Gracias a sus escritos podemos hoy seguir profundizando en su legado. Una y otra vez se estudian, se meditan, se oran, se reflexionan sus obras y siempre se saca mucho provecho de ellas. En sus escritos también muestra su osadía y su estar adelantada a su tiempo. Más de una obra fue cuestionada y retirada, pero la fuerza de su experiencia permitió que se recuperaran y podamos seguir aprendiendo hoy de su inmensa hondura espiritual.

Pero lo que más me encanta de Teresa es lo que un nuncio del Papa, afirmó de ella: "...femina inquieta, andariega, desobediente y contumaz, que a título de devoción inventaba malas doctrinas, andando fuera de la clausura, contra el orden del Concilio Tridentino y Prelados: enseñando como maestra, contra lo que San Pablo enseñó, mandando que las mujeres no enseñasen”. Precisamente esas palabras muestran todo lo que ella fue en su tiempo, saliéndose de los moldes establecidos porque en realidad amaba a la Iglesia y no se resignaba a que en ella no se viviera la radicalidad del evangelio.
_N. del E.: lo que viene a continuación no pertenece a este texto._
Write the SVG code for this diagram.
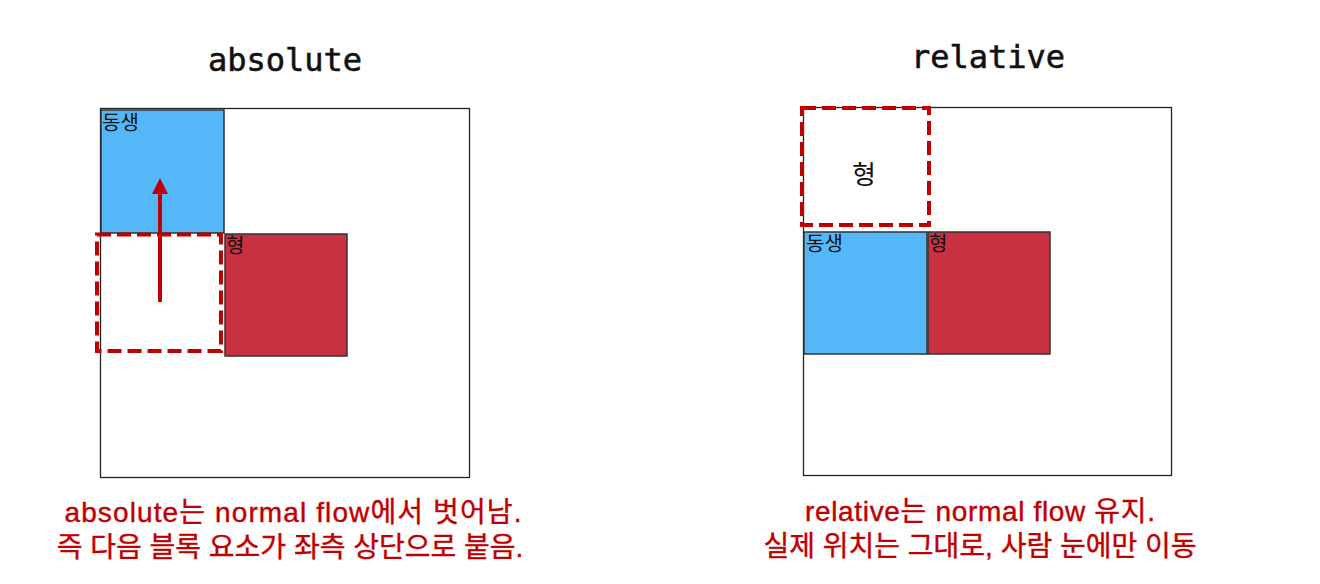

Personas como Teresa son las que necesitamos en este tiempo en que el Papa Francisco ha convocado al sínodo sobre sinodalidad: un tiempo para escucharnos, encontrarnos y discernir sobre los desafíos que vivimos. Pero esto solo dará buen fruto si en estos diálogos afrontamos lo que en verdad va mal en la iglesia y con la creatividad y audacia evangélica proponemos nuevos caminos que rompan moldes y se arriesguen a estrenar horizontes distintos e inéditos.